Clearsteam : le Monde mis en cause

23 mai 2006

Le procureur général de la Cour d’Appel de Paris, M. Yves Bot, a demandé le dépaysement de la procédure ouverte à Paris sur la violation du secret de l’instruction dans l’affaire Clearsteam. Dans sa requête, le magistrat estime que l’attribution du dossier à une autre juridiction que Paris est nécessaire pour "une bonne administration de la justice".
L’ouverture de cette information vise “Le Monde”. Le quotidien estime, dans son éditorial du 15 mai, que cette action judiciaire est une attaque de ce qu’il appelle le "pouvoir".
Il explique à ses lecteurs les pressions dont il s’estime victime de la part de ce "pouvoir". Pour la première fois, l’affaire Clearsteam touche directement un média. Et pas n’importe lequel.
Les conditions dans lesquelles le journal a mis au jour les premiers éléments de l’affaire ont, au moment où ils ont été révélés, fait peu débat. Ce n’est plus le cas aujourd’hui. Rattrapés par les vagues de l’affaire que le quotidien la déontologie et la crédibilité du Monde risquent d’être remises en cause. De nombreuses questions se posent sur les méthodes d’investigations employées par le journal. Comment le quotidien s’est-il procuré les dossiers dont il a publié (de larges extraits dans ses colonnes ? A-t-il été suffisamment rigoureux dans son enquête ? Si oui, pourquoi taire ses sources ? Pour sa part, les Guignols de l’Info sur Canal + n’hésitent pas a présenter “le Monde” comme prenant fait et cause pour NicoIas Sarkozy en participant à sa campagne de récupération de l’affaire.
La mise en cause du “Monde” illustre en réalité l’opposition des deux conceptions qui se livrent bataille, régulièrement, à propos du rôle de la presse écrite.
Selon la première, le travail de la presse doit suivre des règles claires d’absolue transparence vis-à-vis du lecteur. Le secret de l’instruction ne peut être violé qu’à condition de ne pas le remplacer par le secret des sources. C’est la position de Marcel Gauchet qui, dans un article inédit récemment paru dans “Le Mensuel de l’Université” (LMU), considère que “Le
Monde” n’a pas pris les mesures de précaution nécessaire. "Communiquer les procès-verbaux d’une audience d’instruction, en principe couverte par le secret de l’instruction, estime le rédacteur en chef de la revue “Le Débat”, sans expliquer au lecteur par quel canal les informations ont été transmises au journal, alors que cela conditionne la lecture que l’on peut faire de l’affaire, me semble avoir été une faute de la part du quotidien ?

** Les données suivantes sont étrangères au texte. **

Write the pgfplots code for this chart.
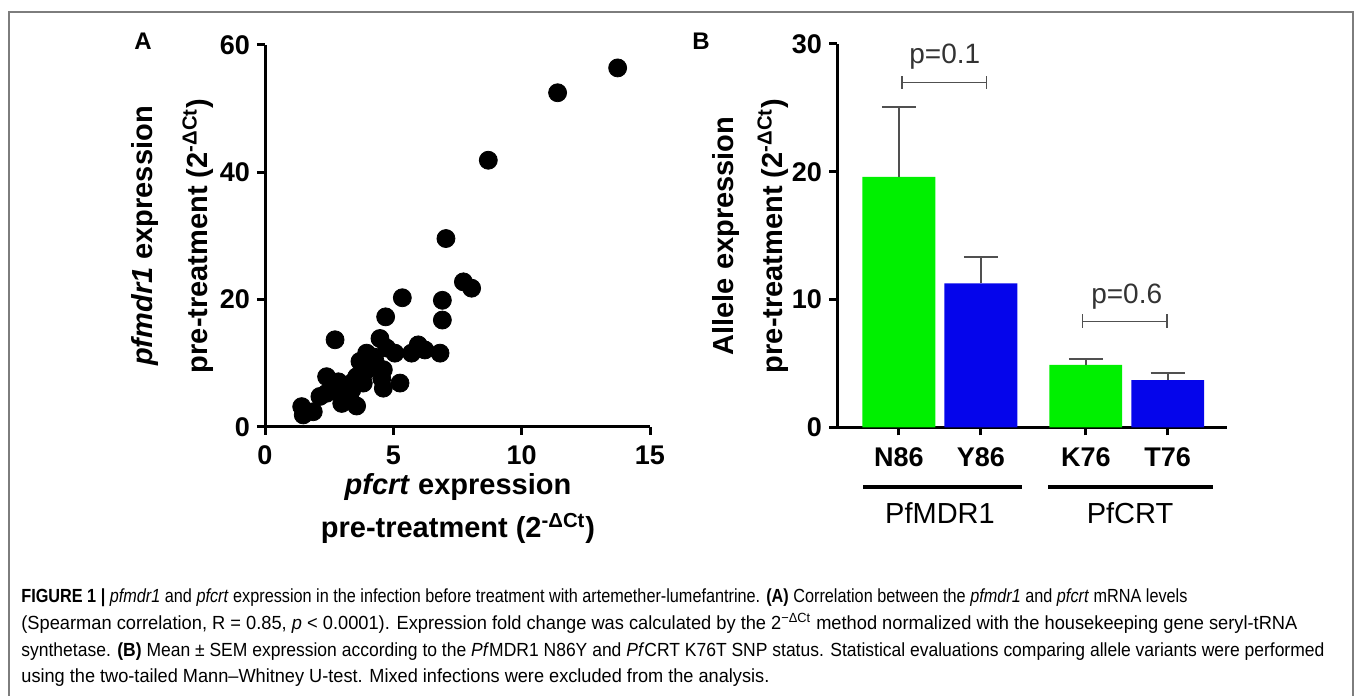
\documentclass[border=0pt]{standalone}
\usepackage{fontspec}
\setmainfont{Liberation Sans}
\usepackage{graphicx}
\usepackage{pgfplots}
\pgfplotsset{compat=1.18}
\definecolor{barg}{RGB}{0,240,0}
\definecolor{barb}{RGB}{5,5,235}
\definecolor{errc}{RGB}{80,80,80}
\definecolor{framec}{RGB}{125,125,125}
\newcommand{\tickfont}{\bfseries\fontsize{13.5}{13.5}\selectfont}
\newcommand{\labfont}{\bfseries\fontsize{14.5}{14.5}\selectfont}
\newcommand{\capfont}{\fontsize{9.5}{11}\selectfont}
\begin{document}
\begin{tikzpicture}[x=0.5pt,y=0.5pt]
\path[use as bounding box] (0,0) rectangle (1355,696);
\draw[framec, line width=1pt] (9,-4) -- (9,684) -- (1353,684) -- (1353,-4);

% Panel A
\begin{axis}[at={(132.5pt,134.5pt)}, anchor=south west, scale only axis,
  width=192.5pt, height=191pt,
  xmin=0, xmax=15, ymin=0, ymax=60,
  axis lines*=left, clip=false,
  xtick={0,5,10,15}, ytick={0,20,40,60},
  tick align=outside, major tick length=4pt,
  axis line style={line width=1.5pt},
  tick style={line width=1.5pt, black},
  ticklabel style={font=\tickfont},
  xticklabel style={yshift=-2pt},
  /pgf/number format/assume math mode=true]
\addplot[only marks, mark=*, mark size=4.5pt, black] coordinates {
(13.74,56.4) (11.40,52.5) (8.70,41.9) (7.05,29.6) (7.73,22.8) (8.05,21.8)
(5.35,20.3) (6.91,19.9) (4.70,17.3) (6.91,16.8) (2.73,13.7) (4.48,13.9)
(5.97,12.9) (5.71,11.6) (6.23,12.1) (6.82,11.6) (5.06,11.6) (4.74,12.4)
(3.96,11.6) (3.70,10.3) (4.29,10.3) (4.61,9.0) (3.90,8.7) (2.40,7.9)
(2.86,7.1) (3.44,7.1) (3.83,6.9) (5.26,6.9) (4.61,6.1) (3.18,6.3)
(2.92,5.3) (2.14,4.8) (2.40,5.3) (2.99,3.7) (3.57,3.3) (3.31,4.5)
(1.43,3.2) (1.49,1.9) (1.88,2.4) (4.22,11.0) (4.09,9.4) (3.57,7.9)
(2.66,6.3) (3.38,5.8) (4.55,7.6)
};
\end{axis}
\node[font=\bfseries\fontsize{12}{12}\selectfont] at (143,655) {A};
\node[font=\labfont, anchor=base] at (458,201) {\textit{pfcrt} expression};
\node[font=\labfont, anchor=base] at (458,158) {pre-treatment (2\textsuperscript{-ΔCt})};
\node[font=\labfont, anchor=base, rotate=90] at (152,460) {\textit{pfmdr1} expression};
\node[font=\labfont, anchor=base, rotate=90] at (207,460) {pre-treatment (2\textsuperscript{-ΔCt})};

% Panel B
\begin{axis}[at={(418.5pt,134.35pt)}, anchor=south west, scale only axis,
  width=194.85pt, height=191.65pt,
  xmin=-0.756, xmax=4.0, ymin=0, ymax=30,
  axis lines*=left, clip=false,
  ybar, bar width=0.89, /pgf/bar shift=0pt,
  xtick={0,1,2.28,3.28}, xticklabels={N86,Y86,K76,T76},
  ytick={0,10,20,30},
  tick align=outside, major tick length=4pt,
  axis line style={line width=1.5pt},
  tick style={line width=1.5pt, black},
  ticklabel style={font=\tickfont},
  xticklabel style={yshift=-2.5pt},
  /pgf/number format/assume math mode=true]
\addplot[fill=barg, draw=none,
  error bars/.cd, y dir=plus, y explicit,
  error bar style={errc, line width=0.9pt},
  error mark options={errc, rotate=90, line width=1.1pt, mark size=8.5pt}]
  coordinates {(0,19.6) +- (0,5.5) (2.28,4.88) +- (0,0.44)};
\addplot[fill=barb, draw=none,
  error bars/.cd, y dir=plus, y explicit,
  error bar style={errc, line width=0.9pt},
  error mark options={errc, rotate=90, line width=1.1pt, mark size=8.5pt}]
  coordinates {(1,11.27) +- (0,2.03) (3.28,3.70) +- (0,0.58)};
\draw[errc, line width=0.7pt, |-|] (axis cs:0.03,27.0) -- (axis cs:1.08,27.0);
\draw[errc, line width=0.7pt, |-|] (axis cs:2.23,8.3) -- (axis cs:3.28,8.3);
\node[text=black!80, font=\fontsize{14}{14}\selectfont] at (axis cs:0.56,29.0) {p=0.1};
\node[text=black!80, font=\fontsize{14}{14}\selectfont] at (axis cs:2.78,10.2) {p=0.6};
\end{axis}
\node[font=\bfseries\fontsize{12}{12}\selectfont] at (701,655) {B};
\node[font=\labfont, anchor=base, rotate=90] at (733,460) {Allele expression};
\node[font=\labfont, anchor=base, rotate=90] at (782,460) {pre-treatment (2\textsuperscript{-ΔCt})};
\draw[line width=2pt] (863,209.3) -- (1021.7,209.3);
\draw[line width=2pt] (1048.3,209.3) -- (1213.3,209.3);
\node[font=\fontsize{14.5}{14.5}\selectfont] at (940,183) {PfMDR1};
\node[font=\fontsize{14.5}{14.5}\selectfont] at (1130,183) {PfCRT};

% Caption
\node[anchor=base west, inner sep=0] at (21,93) {\resizebox{583pt}{\height}{\capfont\textbf{FIGURE 1 |} \textit{pfmdr1} and \textit{pfcrt} expression in the infection before treatment with artemether-lumefantrine. \textbf{(A)} Correlation between the \textit{pfmdr1} and \textit{pfcrt} mRNA levels}};
\node[anchor=base west, inner sep=0] at (21,66) {\resizebox{638pt}{\height}{\capfont(Spearman correlation, R = 0.85, \textit{p} < 0.0001). Expression fold change was calculated by the 2\textsuperscript{−ΔCt} method normalized with the housekeeping gene seryl-tRNA}};
\node[anchor=base west, inner sep=0] at (21,39) {\resizebox{651.5pt}{\height}{\capfont synthetase. \textbf{(B)} Mean ± SEM expression according to the \textit{Pf}MDR1 N86Y and \textit{Pf}CRT K76T SNP status. Statistical evaluations comparing allele variants were performed}};
\node[anchor=base west, inner sep=0] at (21,13) {\resizebox{374pt}{\height}{\capfont using the two-tailed Mann–Whitney U-test. Mixed infections were excluded from the analysis.}};
\end{tikzpicture}
\end{document}
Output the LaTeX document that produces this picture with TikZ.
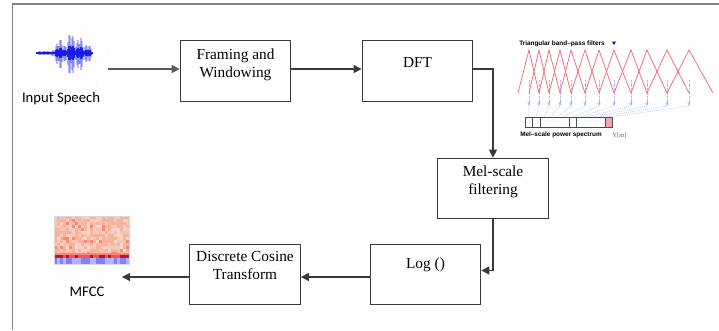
\documentclass[tikz,border=0pt]{standalone}
\usepackage{fontspec}
\setmainfont{Liberation Serif}
\newfontfamily\calfont{Carlito}
\newfontfamily\helvfont{Liberation Sans}
\usetikzlibrary{arrows.meta}
\definecolor{frameg}{HTML}{808080}
\definecolor{boxline}{HTML}{3A3A3A}
\definecolor{wave}{HTML}{1A1AE6}
\definecolor{filt}{HTML}{F06878}
\definecolor{fblue}{HTML}{6F8FE8}
\definecolor{salmon}{HTML}{F4B49E}
\begin{document}
\begin{tikzpicture}[x=0.75pt,y=-0.75pt,
  box/.style={draw=boxline, line width=0.8pt, minimum width=83pt, minimum height=45.5pt, inner sep=0pt},
  boxtxt/.style={font=\fontsize{11.5}{13.5}\selectfont, align=center, inner sep=0pt},
  sanslbl/.style={font=\calfont\fontsize{11}{13}\selectfont, inner sep=0pt},
  conn/.style={draw=boxline, line width=0.8pt, -{Triangle[length=6pt,width=6pt]}},
  tinylbl/.style={font=\helvfont\bfseries\fontsize{4.8}{5.5}\selectfont, inner sep=0pt},
  redline/.style={draw=filt, line width=0.55pt},
  bluearrow/.style={draw=fblue!60, line width=0.7pt, dash pattern=on 1.5pt off 0.5pt, -{Triangle[length=2.6pt,width=2.4pt,fill=fblue]}},
  bluedot/.style={draw=fblue!65, line width=0.35pt, dash pattern=on 0.8pt off 0.8pt}]
\useasboundingbox (0,0) rectangle (719,330);

% outer frame
\draw[frameg, line width=1.1pt] (12.5,330) -- (12.5,4) -- (719,4);

% waveform
\draw[wave, line width=1.2pt] (36,53) -- (93,53);
\foreach \x in {37,38,...,92}{
  \pgfmathsetmacro{\amp}{2+12*exp(-((\x-60)^2)/20)+20*exp(-((\x-71)^2)/15)+15*exp(-((\x-80)^2)/12)+8*exp(-((\x-88)^2)/8)}
  \pgfmathsetmacro{\h}{\amp*(0.3+0.7*abs(sin(\x*137)))}
  \draw[wave, opacity=0.3, line width=0.8pt] (\x,53-\h) -- (\x,53+\h*1.15);
  \draw[wave, opacity=0.9, line width=0.8pt] (\x,53-\h*0.4) -- (\x,53+\h*0.4);
}
\fill[wave!40] (107,53) circle (0.5);
\fill[black!20] (40,82.5) circle (0.5);
\fill[black!20] (97,82.5) circle (0.5);
\node[sanslbl] (inputlbl) at (61,99) {Input Speech};
\coordinate (speechout) at (108,69);

% process boxes
\node[box] (framing) at (235.5,71) {};
\node[boxtxt] (framingT) at (235.5,64.5) {Framing and\\Windowing};
\node[box] (dft) at (417.5,71) {};
\node[boxtxt] (dftT) at (417.5,62) {DFT};
\node[box] (mel) at (493,188.5) {};
\node[boxtxt] (melT) at (493,182) {Mel-scale\\filtering};
\node[box] (log) at (425.5,274.5) {};
\node[boxtxt] (logT) at (425.5,265) {Log ()};
\node[box] (dct) at (245,274.5) {};
\node[boxtxt] (dctT) at (245,265.5) {Discrete Cosine\\Transform};

% connectors
\draw[conn, draw=black!65, line width=1.2pt] (speechout) -- (speechout -| framing.west);
\draw[conn] (framing.east |- 0,69) -- (dft.west |- 0,69);
\draw[conn] (dft.east |- 0,69) -| (mel.north);
\coordinate (login) at ([yshift=3pt]log.east);
\draw[conn] (mel.south) |- (login);
\coordinate (mfccin) at (122,277);
\draw[conn] (log.west |- 0,277) -- (dct.east |- 0,277);
\draw[conn] (dct.west |- 0,277) -- (mfccin);

% MFCC image
\pgfmathsetseed{11}
\fill[salmon] (54,216) rectangle (129,264);
\foreach \r in {0,...,12}{
  \foreach \c in {0,...,24}{
    \pgfmathsetmacro{\v}{rnd}
    \ifdim\v pt>0.5pt
      \pgfmathsetmacro{\w}{15+35*rnd}
      \fill[white, opacity=\w/100] (54+\c*3,216+\r*3) rectangle (57+\c*3,219+\r*3);
    \else
      \ifdim\v pt<0.06pt
        \fill[red!25!salmon] (54+\c*3,216+\r*3) rectangle (57+\c*3,219+\r*3);
      \fi
    \fi
  }
}
\foreach \c in {0,...,24}{
  \pgfmathsetmacro{\v}{rnd}
  \ifdim\v pt>0.5pt
    \fill[red!70!black!90] (54+\c*3,255) rectangle (57+\c*3,258);
  \else
    \fill[red!55!salmon] (54+\c*3,255) rectangle (57+\c*3,258);
  \fi
  \fill[red!25!salmon] (54+\c*3,252.5) rectangle (57+\c*3,255);
  \pgfmathsetmacro{\u}{rnd}
  \ifdim\u pt>0.5pt
    \fill[blue!50!white] (54+\c*3,258) rectangle (57+\c*3,264);
  \else
    \fill[blue!30!white] (54+\c*3,258) rectangle (57+\c*3,264);
  \fi
}
\draw[black!15, line width=0.3pt] (54,216) rectangle (129,264);
\node[sanslbl] (mfcclbl) at (87,292) {MFCC};

% filter bank figure
\node[tinylbl, anchor=west] (tbtitle) at (519,44) {Triangular band–pass filters};
\fill[blue!80!black] (612,41.5) -- (616,41.5) -- (614,45) -- cycle;
\def\pk{{518,529,539,549,560,571,585,599,614,631,647,667,689,713}}
\foreach \i in {1,...,12}{
  \pgfmathsetmacro{\a}{\pk[\i-1]}
  \pgfmathsetmacro{\b}{\pk[\i]}
  \pgfmathsetmacro{\c}{\pk[\i+1]}
  \draw[redline] (\a,93) -- (\b,50) -- (\c,93);
  \draw[bluearrow] (\b,80) -- (\b,106);
}
% dotted fan to spectrum cells
\def\tg{{0,528.5,536,544,550,557,563,572.5,580,586,593,599,608.5}}
\foreach \i in {1,...,12}{
  \pgfmathsetmacro{\b}{\pk[\i]}
  \pgfmathsetmacro{\t}{\tg[\i]}
  \draw[bluedot] (\b,106) -- (\t,117);
}
% spectrum box
\fill[filt!60] (605,117) rectangle (612,127);
\draw[black!70, line width=0.4pt] (525,117) rectangle (612,127);
\foreach \xx in {532,540,569,576,605}{
  \draw[black!70, line width=0.4pt] (\xx,117) -- (\xx,127);
}
\node[font=\helvfont\fontsize{3}{3}\selectfont, text=black!50, inner sep=0pt] (dots1) at (554.5,122) {$\cdots$};
\node[font=\helvfont\fontsize{3}{3}\selectfont, text=black!50, inner sep=0pt] (dots2) at (590.5,122) {$\cdots$};
\node[tinylbl, anchor=west] (spectlbl) at (520,135) {Mel–scale power spectrum};
\node[font=\fontsize{5}{6}\selectfont, text=black!60, inner sep=0pt, anchor=west] (ymlbl) at (612,135.5) {Y[m]};
\end{tikzpicture}
\end{document}
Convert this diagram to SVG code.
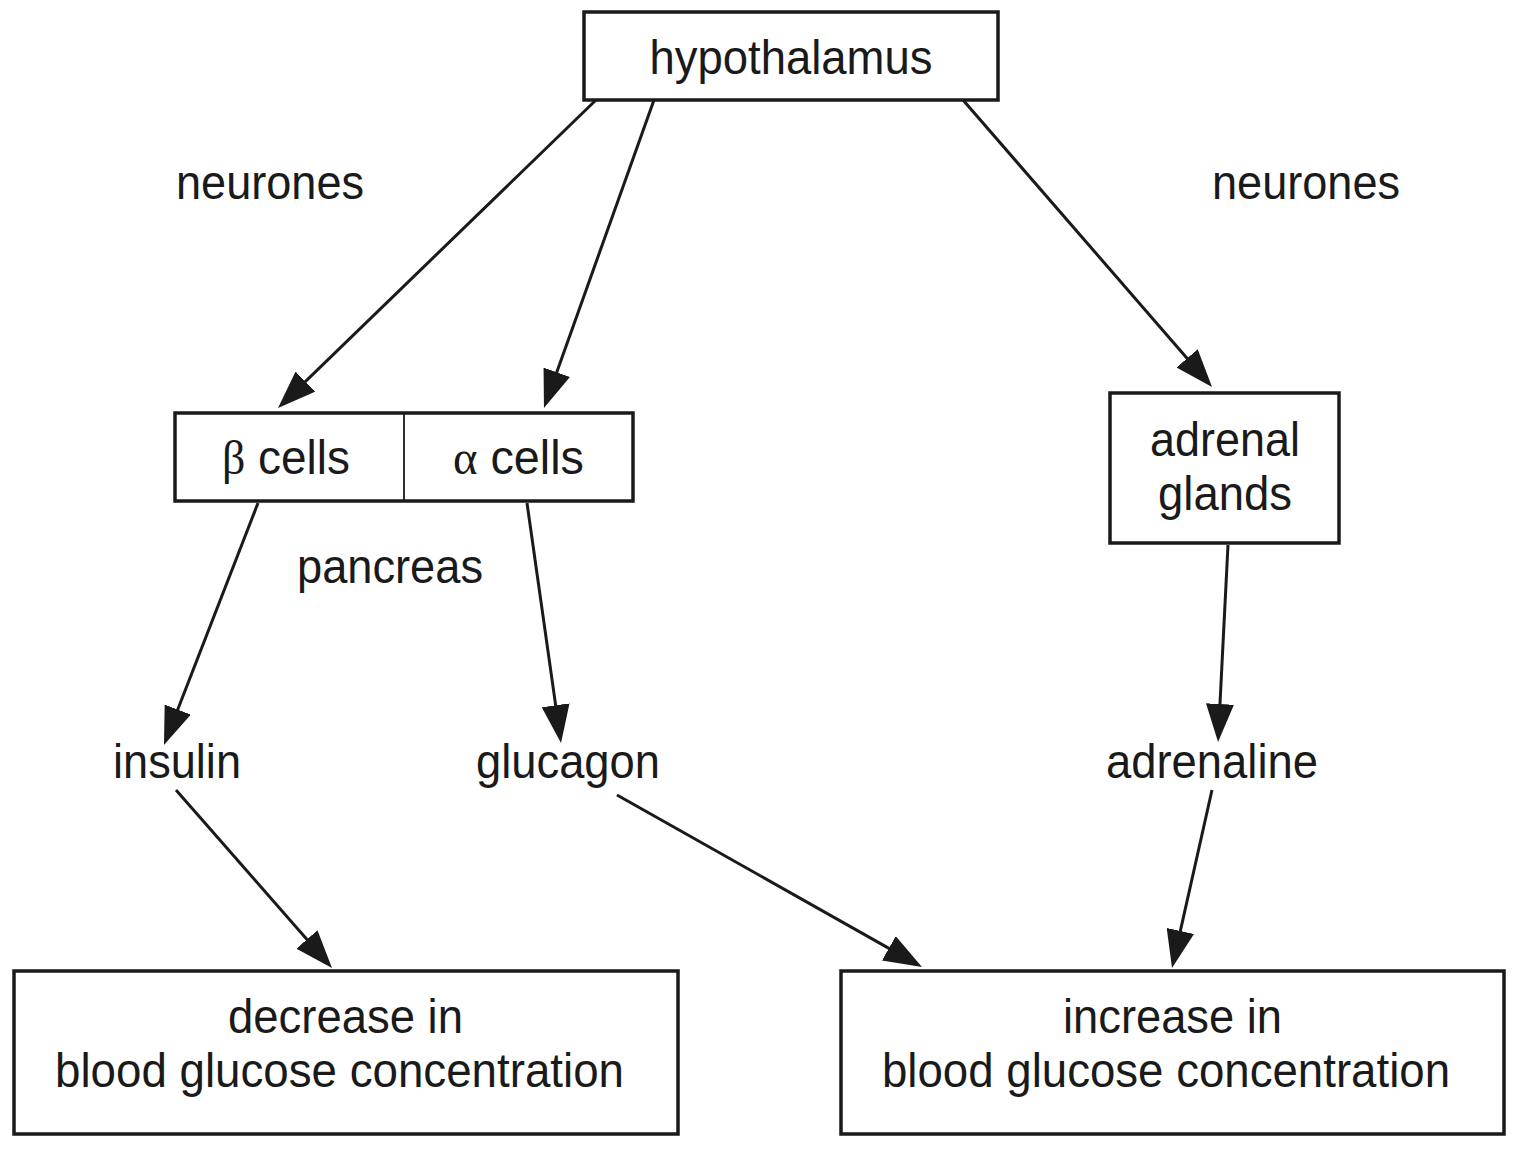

En revanche, d’autres estiment que la liberté de
la presse prime toute considération, ou, en tout cas, ne peut être limitée par un respect abusif du secret de l’instruction. C’est en ces termes que s’exprime Jean-Claude Casanova, directeur du “Commentaire”, qui, dans le même article que “LMU”, considère qu’il serait étrange que les membres du gouvernement aient accès au dossier d’instruction par l’intermédiaire du parquet, qui y a accès et qui est soumis à un ministre, et que les citoyens, théoriquement souverains, et au nom desquels on rend la Justice, ne soient pas informés".
D’autres personnes vont remarquer que dans cette affaire, assez paradoxalement on s’en prend à ceux qui recherchent à établir la vérité : “le Monde”, le juge Van Ruymbeke.
Quel que soit le résultat de l’action judiciaire initiée contre “le Monde”, l’affaire Clearstream cesse, avec elle, d’être uniquement une affaire politique et judiciaire pour devenir, semble-t-il, une authentique affaire de déontologie médiatique.